### SOURCE DATA
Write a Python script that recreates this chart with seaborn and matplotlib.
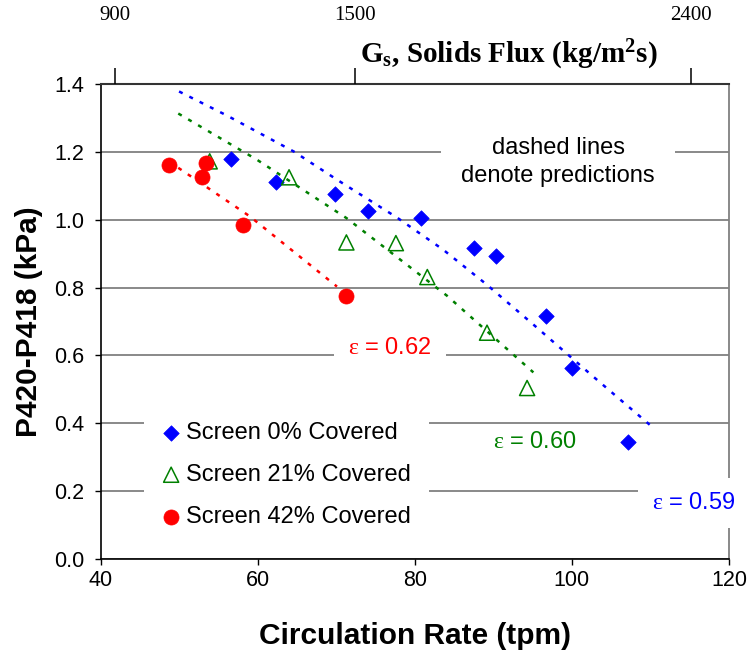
######
### SOURCE DATA
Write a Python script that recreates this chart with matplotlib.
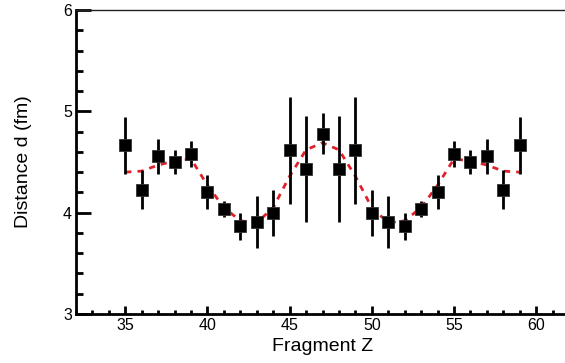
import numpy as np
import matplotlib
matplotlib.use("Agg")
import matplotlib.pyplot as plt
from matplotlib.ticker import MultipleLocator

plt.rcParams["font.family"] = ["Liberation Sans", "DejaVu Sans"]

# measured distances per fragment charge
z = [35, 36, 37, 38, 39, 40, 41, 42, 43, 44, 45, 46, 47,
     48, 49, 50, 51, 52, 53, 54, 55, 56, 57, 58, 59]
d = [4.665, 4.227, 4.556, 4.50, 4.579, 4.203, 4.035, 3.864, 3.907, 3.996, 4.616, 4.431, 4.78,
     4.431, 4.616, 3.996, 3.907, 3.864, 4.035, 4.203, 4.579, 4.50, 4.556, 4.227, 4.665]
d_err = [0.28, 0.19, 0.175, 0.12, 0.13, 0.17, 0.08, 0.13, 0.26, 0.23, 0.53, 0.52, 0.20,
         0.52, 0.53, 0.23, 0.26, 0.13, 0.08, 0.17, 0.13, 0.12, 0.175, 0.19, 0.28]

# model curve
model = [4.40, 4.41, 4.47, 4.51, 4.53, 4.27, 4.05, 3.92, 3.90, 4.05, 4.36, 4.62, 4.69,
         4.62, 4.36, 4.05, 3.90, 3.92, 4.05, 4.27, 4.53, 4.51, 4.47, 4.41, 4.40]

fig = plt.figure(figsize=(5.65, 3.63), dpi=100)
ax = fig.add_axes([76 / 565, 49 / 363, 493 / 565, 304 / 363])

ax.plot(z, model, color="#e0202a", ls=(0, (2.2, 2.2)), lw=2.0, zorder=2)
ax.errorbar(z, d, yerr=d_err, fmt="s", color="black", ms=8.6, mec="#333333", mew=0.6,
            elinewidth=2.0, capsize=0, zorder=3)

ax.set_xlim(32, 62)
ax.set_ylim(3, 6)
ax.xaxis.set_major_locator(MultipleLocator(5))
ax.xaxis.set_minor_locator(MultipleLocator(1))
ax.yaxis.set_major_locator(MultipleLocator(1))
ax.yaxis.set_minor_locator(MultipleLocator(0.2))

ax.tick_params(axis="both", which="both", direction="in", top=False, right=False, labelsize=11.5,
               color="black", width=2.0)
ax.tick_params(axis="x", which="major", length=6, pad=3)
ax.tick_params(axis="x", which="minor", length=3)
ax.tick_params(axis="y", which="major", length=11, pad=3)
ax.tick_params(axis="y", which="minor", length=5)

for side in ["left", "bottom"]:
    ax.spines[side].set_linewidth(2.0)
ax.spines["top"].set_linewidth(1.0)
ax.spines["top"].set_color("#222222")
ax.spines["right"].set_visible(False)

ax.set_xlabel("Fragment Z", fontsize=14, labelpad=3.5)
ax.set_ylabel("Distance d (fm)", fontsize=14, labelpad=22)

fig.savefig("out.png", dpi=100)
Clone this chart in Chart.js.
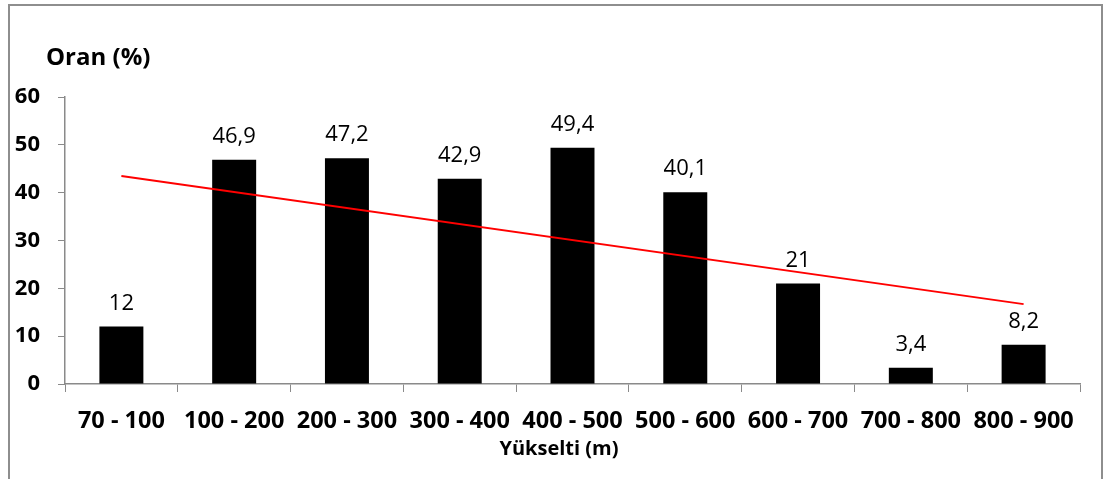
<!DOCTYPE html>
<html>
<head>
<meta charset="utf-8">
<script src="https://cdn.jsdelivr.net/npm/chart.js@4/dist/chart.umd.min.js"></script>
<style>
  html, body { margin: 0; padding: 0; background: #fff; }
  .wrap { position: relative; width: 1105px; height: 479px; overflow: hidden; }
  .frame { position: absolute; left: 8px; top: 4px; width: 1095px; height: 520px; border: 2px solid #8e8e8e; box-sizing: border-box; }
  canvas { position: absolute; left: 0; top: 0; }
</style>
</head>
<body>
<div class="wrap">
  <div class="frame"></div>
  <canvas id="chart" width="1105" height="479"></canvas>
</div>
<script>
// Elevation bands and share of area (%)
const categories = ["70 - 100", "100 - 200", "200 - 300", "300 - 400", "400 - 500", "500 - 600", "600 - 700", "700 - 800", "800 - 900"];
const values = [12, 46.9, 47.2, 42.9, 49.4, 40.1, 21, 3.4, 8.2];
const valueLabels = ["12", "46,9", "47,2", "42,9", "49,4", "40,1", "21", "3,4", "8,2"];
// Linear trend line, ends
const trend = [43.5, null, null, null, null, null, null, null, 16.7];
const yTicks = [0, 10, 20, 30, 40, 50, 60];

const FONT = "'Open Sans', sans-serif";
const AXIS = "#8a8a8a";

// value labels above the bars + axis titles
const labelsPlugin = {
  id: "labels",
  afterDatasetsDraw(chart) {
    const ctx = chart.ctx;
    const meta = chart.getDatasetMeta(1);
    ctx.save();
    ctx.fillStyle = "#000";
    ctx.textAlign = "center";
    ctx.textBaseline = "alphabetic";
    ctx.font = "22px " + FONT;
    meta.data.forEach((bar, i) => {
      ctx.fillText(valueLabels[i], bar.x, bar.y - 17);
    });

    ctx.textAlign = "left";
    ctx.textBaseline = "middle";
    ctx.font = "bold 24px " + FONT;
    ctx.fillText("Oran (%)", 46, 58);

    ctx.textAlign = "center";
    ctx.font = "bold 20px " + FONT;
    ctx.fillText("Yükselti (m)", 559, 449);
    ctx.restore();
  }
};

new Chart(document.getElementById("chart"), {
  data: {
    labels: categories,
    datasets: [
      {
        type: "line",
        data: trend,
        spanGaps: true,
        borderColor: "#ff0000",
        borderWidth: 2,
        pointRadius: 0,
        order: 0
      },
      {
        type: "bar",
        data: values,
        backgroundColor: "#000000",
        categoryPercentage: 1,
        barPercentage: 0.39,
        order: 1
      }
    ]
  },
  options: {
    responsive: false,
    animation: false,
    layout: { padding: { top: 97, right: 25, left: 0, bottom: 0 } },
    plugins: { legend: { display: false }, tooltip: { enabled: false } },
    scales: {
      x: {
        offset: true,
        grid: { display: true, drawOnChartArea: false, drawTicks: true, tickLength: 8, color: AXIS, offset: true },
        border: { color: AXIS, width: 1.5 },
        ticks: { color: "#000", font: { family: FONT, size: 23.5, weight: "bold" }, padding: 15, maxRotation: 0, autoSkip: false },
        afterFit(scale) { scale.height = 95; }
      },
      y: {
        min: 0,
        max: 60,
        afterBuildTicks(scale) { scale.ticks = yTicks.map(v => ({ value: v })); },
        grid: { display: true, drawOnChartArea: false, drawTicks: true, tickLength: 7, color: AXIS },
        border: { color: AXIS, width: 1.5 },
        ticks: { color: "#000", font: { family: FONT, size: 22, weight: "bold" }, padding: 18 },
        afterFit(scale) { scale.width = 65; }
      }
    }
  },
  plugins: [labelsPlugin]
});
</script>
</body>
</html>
######
Report the number of lines in the listing that include the string "Python"; give nothing but the number.

THE RESULT
2